According to a Yellowstone press release, a smokejumper aircraft discovered the conflagration while passing over the Park Monday, August 8, in the evening. Crews have called it the Maple Fire. It’s burning in a swath of land that burned in the 1988 fire season—the North Fork fire scar, one mile east of the Gneiss Creek trail, three miles north of the Cougar Creek cabin, six miles of the Park’s west boundary, and eight miles northeast of West Yellowstone, Montana.
According to fire crews, Maple Fire is currently one-quarter acre in size. From a Yellowstone press release:
The superintendent and chief ranger have approved this fire to be managed under a monitoring and point-protection strategy. It will provide fire managers a unique opportunity to study current fire behavior in the 1988 fire scar.
Wednesday morning, August 10, fire monitors will be shuttled into the fire area to collect fuel samples, take weather observations, and re-evaluate the measures needed to be undertaken at the Cougar Creek cabin to ensure its protection should the fire move south towards it.
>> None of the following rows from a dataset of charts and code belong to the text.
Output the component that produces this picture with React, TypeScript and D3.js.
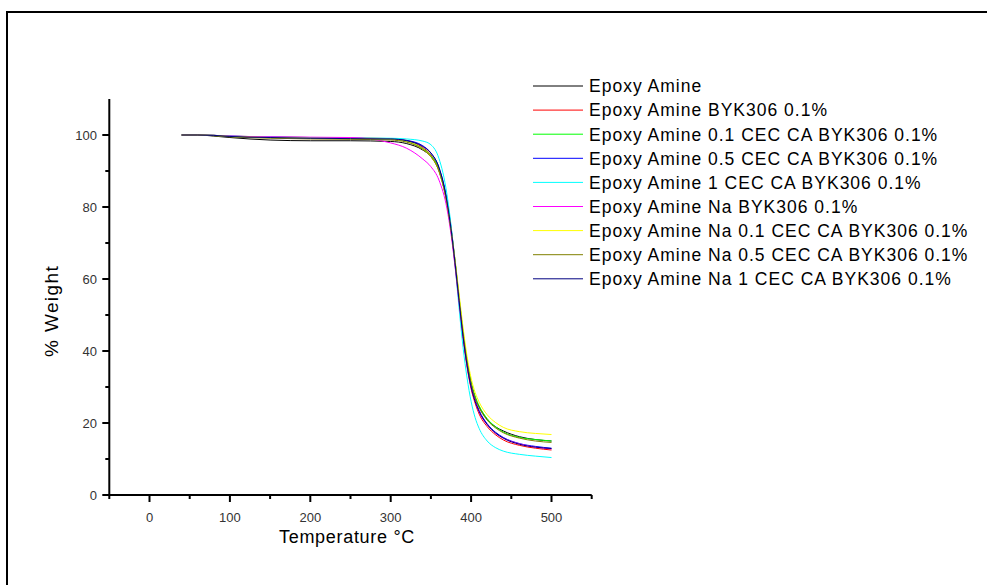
import React from "react";
import * as d3 from "d3";

const temps = [40, 60, 80, 100, 150, 200, 250, 300, 320, 340, 350, 360, 370, 375, 380, 385, 390, 395, 400, 405, 410, 420, 430, 440, 460, 480, 500];

const seriesNames = [
  "Epoxy Amine",
  "Epoxy Amine BYK306 0.1%",
  "Epoxy Amine 0.1 CEC CA BYK306 0.1%",
  "Epoxy Amine 0.5 CEC CA BYK306 0.1%",
  "Epoxy Amine 1 CEC CA BYK306 0.1%",
  "Epoxy Amine Na BYK306 0.1%",
  "Epoxy Amine Na 0.1 CEC CA BYK306 0.1%",
  "Epoxy Amine Na 0.5 CEC CA BYK306 0.1%",
  "Epoxy Amine Na 1 CEC CA BYK306 0.1%",
];

const seriesColors = ["#000000", "#ff0000", "#00ff00", "#0000ff", "#00ffff", "#ff00ff", "#ffff00", "#808000", "#000080"];

const wBlack = [100, 100, 99.7, 99.3, 98.6, 98.4, 98.4, 98.2, 97.6, 95.8, 94, 90, 81, 74, 65, 55, 45, 37, 31, 27, 24.5, 21, 19, 17.8, 16.2, 15.4, 15];
const wRed = [100, 100, 99.9, 99.7, 99.5, 99.3, 99.2, 99, 98.5, 96.5, 94.5, 90.5, 81, 73.5, 64, 53.5, 43.5, 35.5, 29.5, 25.5, 22.5, 19, 16.8, 15.3, 13.8, 13, 12.5];
const wGreen = [100, 100, 99.9, 99.6, 99.3, 99.1, 99, 98.8, 98.2, 96.2, 94.3, 90.5, 81.5, 74, 65, 55, 45.5, 37.5, 31.5, 27.5, 24.8, 21.2, 19, 17.5, 16, 15.4, 15];
const wBlue = [100, 100, 99.9, 99.7, 99.4, 99.2, 99.1, 98.9, 98.5, 97, 95, 91, 82, 74.5, 65, 54.5, 44.5, 36.5, 30.5, 26.5, 23.5, 19.8, 17.5, 16, 14.3, 13.5, 13];
const wCyan = [100, 100, 99.9, 99.7, 99.5, 99.3, 99.2, 99.1, 98.9, 98.3, 97.3, 93.5, 83.5, 75, 64, 52, 41, 32.5, 26, 21.5, 18.5, 15, 13.2, 12.2, 11.3, 10.8, 10.4];
const wMagenta = [100, 100, 99.9, 99.7, 99.5, 99.4, 99.3, 97.8, 96.3, 93.3, 91.2, 87.5, 79.5, 72.5, 63.5, 53.5, 44, 36, 30, 26, 23, 19.5, 17.2, 15.8, 14.2, 13.3, 12.8];
const wYellow = [100, 100, 99.9, 99.6, 99.3, 99.1, 99, 98.8, 98.2, 96, 94, 90, 81, 74, 65.5, 56, 46.5, 38.5, 32.5, 28.5, 25.8, 22.3, 20.2, 18.8, 17.6, 17.1, 16.8];
const wOlive = [100, 100, 99.8, 99.5, 99.1, 98.9, 98.8, 98.6, 98, 96, 94, 90, 81, 73.5, 64.5, 54.5, 45, 37, 31, 27, 24.3, 20.8, 18.7, 17.3, 15.8, 15, 14.6];
const wNavy = [100, 100, 99.9, 99.6, 99.3, 99.1, 99, 98.9, 98.4, 96.8, 95, 91, 81.5, 74, 64.5, 54, 44, 36, 30, 26, 23.2, 19.6, 17.3, 15.8, 14.1, 13.3, 12.9];

const seriesValues = [wBlack, wRed, wGreen, wBlue, wCyan, wMagenta, wYellow, wOlive, wNavy];

const xTicks = [0, 100, 200, 300, 400, 500];
const xMinor = [-50, 50, 150, 250, 350, 450, 550];
const yTicks = [0, 20, 40, 60, 80, 100];
const yMinor = [10, 30, 50, 70, 90];

export default function App() {
  const x = d3.scaleLinear().domain([-50, 550]).range([109.3, 591.7]);
  const y = d3.scaleLinear().domain([0, 110]).range([495, 99]);
  const line = d3
    .line<[number, number]>()
    .x((d) => x(d[0]))
    .y((d) => y(d[1]))
    .curve(d3.curveMonotoneX);
  const font = "'Liberation Sans', Arial, sans-serif";
  const order = [0, 1, 2, 3, 4, 5, 6, 7, 8];

  return (
    <svg width={987} height={585} style={{ position: "absolute", left: 0, top: 0, background: "#fff" }}>
      <rect x={7} y={12} width={1100} height={700} fill="none" stroke="#000" strokeWidth={2} />
      {order.map((i) => (
        <path
          key={i}
          d={line(temps.map((t, j) => [t, seriesValues[i][j]]) as [number, number][]) || ""}
          fill="none"
          stroke={seriesColors[i]}
          strokeWidth={1}
        />
      ))}
      {/* axes */}
      <line x1={x(-50)} x2={x(550)} y1={y(0)} y2={y(0)} stroke="#000" strokeWidth={2} />
      <line x1={x(-50)} x2={x(-50)} y1={y(110)} y2={y(0) + 1} stroke="#000" strokeWidth={2} />
      {xTicks.map((t) => (
        <g key={"xt" + t}>
          <line x1={x(t)} x2={x(t)} y1={y(0)} y2={y(0) + 7} stroke="#000" strokeWidth={2} />
          <text x={x(t)} y={522} textAnchor="middle" fontFamily={font} fontSize={13} fill="#333">
            {t}
          </text>
        </g>
      ))}
      {xMinor.map((t) => (
        <line key={"xm" + t} x1={x(t)} x2={x(t)} y1={y(0)} y2={y(0) + 4} stroke="#000" strokeWidth={2} />
      ))}
      {yTicks.map((v) => (
        <g key={"yt" + v}>
          <line x1={x(-50) - 7} x2={x(-50)} y1={y(v)} y2={y(v)} stroke="#000" strokeWidth={2} />
          <text x={97} y={y(v)} dy="0.35em" textAnchor="end" fontFamily={font} fontSize={13} fill="#333">
            {v}
          </text>
        </g>
      ))}
      {yMinor.map((v) => (
        <line key={"ym" + v} x1={x(-50) - 4} x2={x(-50)} y1={y(v)} y2={y(v)} stroke="#000" strokeWidth={2} />
      ))}
      <text x={347} y={543} textAnchor="middle" fontFamily={font} fontSize={18} letterSpacing={0.7} fill="#000">
        Temperature °C
      </text>
      <text
        transform="translate(58,311) rotate(-90)"
        textAnchor="middle"
        fontFamily={font}
        fontSize={19}
        letterSpacing={1.4}
        fill="#000"
      >
        % Weight
      </text>
      {/* legend */}
      {seriesNames.map((n, i) => (
        <g key={"lg" + i}>
          <line x1={533} x2={583} y1={86 + i * 24.1} y2={86 + i * 24.1} stroke={seriesColors[i]} strokeWidth={1} />
          <text x={589} y={86 + i * 24.1} dy="0.36em" fontFamily={font} fontSize={17.5} letterSpacing={1} fill="#000">
            {n}
          </text>
        </g>
      ))}
    </svg>
  );
}
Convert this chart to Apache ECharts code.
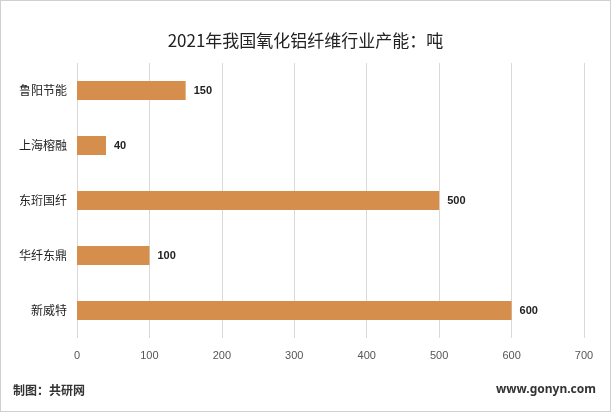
<!DOCTYPE html>
<html><head><meta charset="utf-8">
<script src="https://cdn.jsdelivr.net/npm/echarts@6/dist/echarts.min.js"></script>
<style>html,body{margin:0;padding:0;background:#fff}#c{width:611px;height:412px;box-sizing:border-box;border:1px solid #d0d0d0}</style>
</head><body><div id="c"></div>
<script>
const categories = ['鲁阳节能','上海榕融','东珩国纤','华纤东鼎','新威特'];
const values = [150, 40, 500, 100, 600];
const chart = echarts.init(document.getElementById('c'));
chart.setOption({
  animation:false,
  title:{text:'2021年我国氧化铝纤维行业产能：吨',left:'center',top:26,textStyle:{fontSize:17,fontWeight:'normal',color:'#222',fontFamily:'Noto Sans CJK SC'}},
  grid:{left:76,right:26,top:62,bottom:73},
  xAxis:{type:'value',min:0,max:700,interval:100,axisLabel:{color:'#555',fontSize:11,margin:12},
    splitLine:{lineStyle:{color:'#d9d9d9'}},axisLine:{show:false},axisTick:{show:false}},
  yAxis:{type:'category',inverse:true,data:categories,axisLabel:{color:'#222',fontSize:12,margin:10,fontFamily:'Noto Sans CJK SC'},
    axisLine:{show:false},axisTick:{show:false}},
  series:[{type:'bar',data:values,barWidth:19,itemStyle:{color:'#d58e4c'},
    label:{show:true,position:'right',color:'#222',fontWeight:'bold',fontSize:11,distance:8}}],
  graphic:[
    {type:'text',left:12,top:383,style:{text:'制图：共研网',font:'bold 12px "Noto Sans CJK SC"',fill:'#333'}},
    {type:'text',right:14,top:383,style:{text:'www.gonyn.com',font:'bold 12px "Noto Sans"',fill:'#333'}}
  ]
});
</script></body></html>
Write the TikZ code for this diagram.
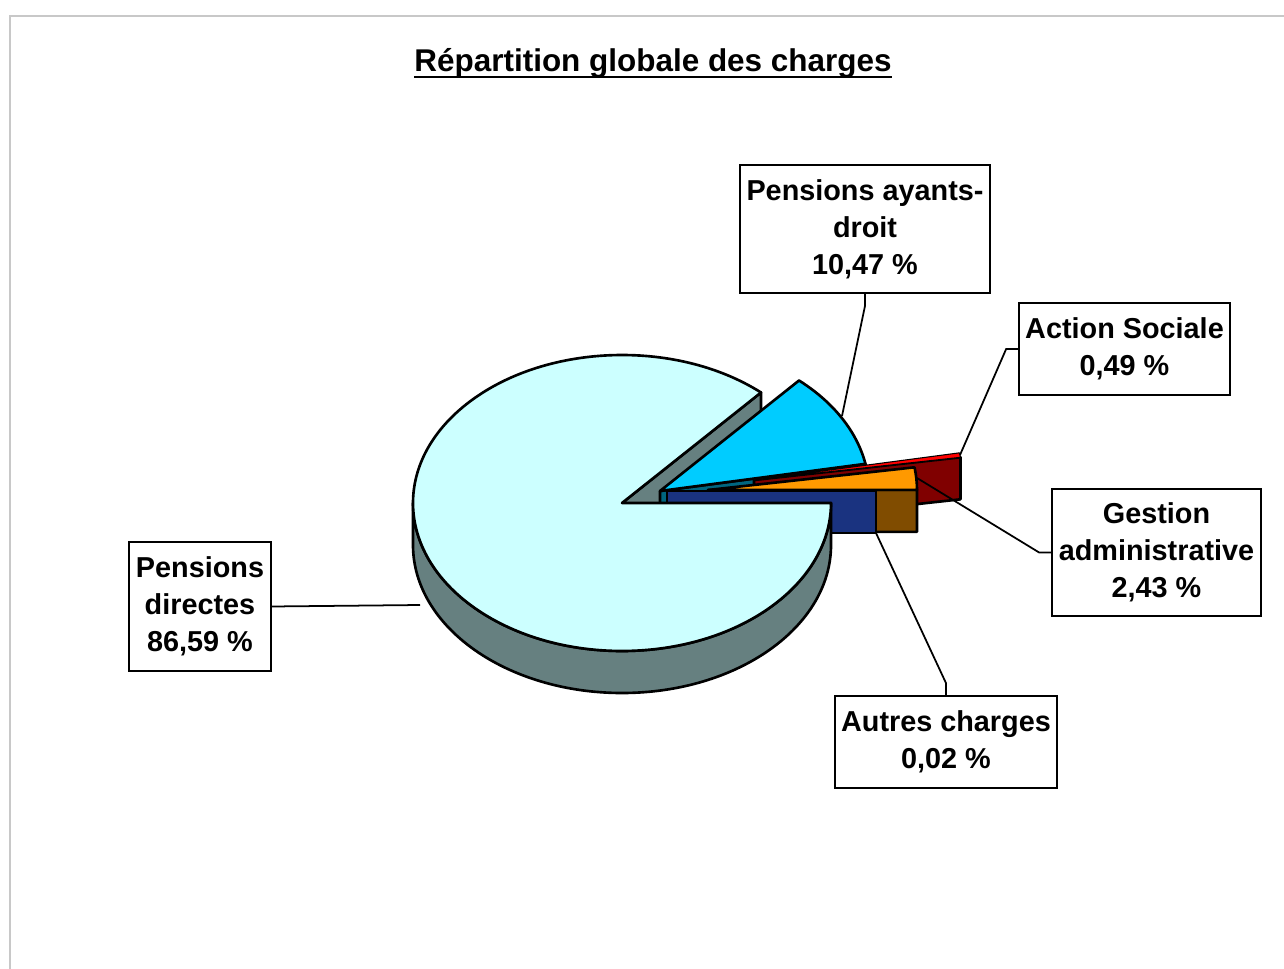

Long-term monitoring plans include placing a remote camera on Mount Holmes or other favorable location to minimize the need for aircraft.
There are no closures associated with the Maple Fire at this time. The need for any trail, campsite, or area closures will be continually reevaluated based on fire growth and behavior.
Fire managers will monitor the fire and prepare long term management plans that address safety to firefighters and the public, protection of structures, communities, natural and cultural resources.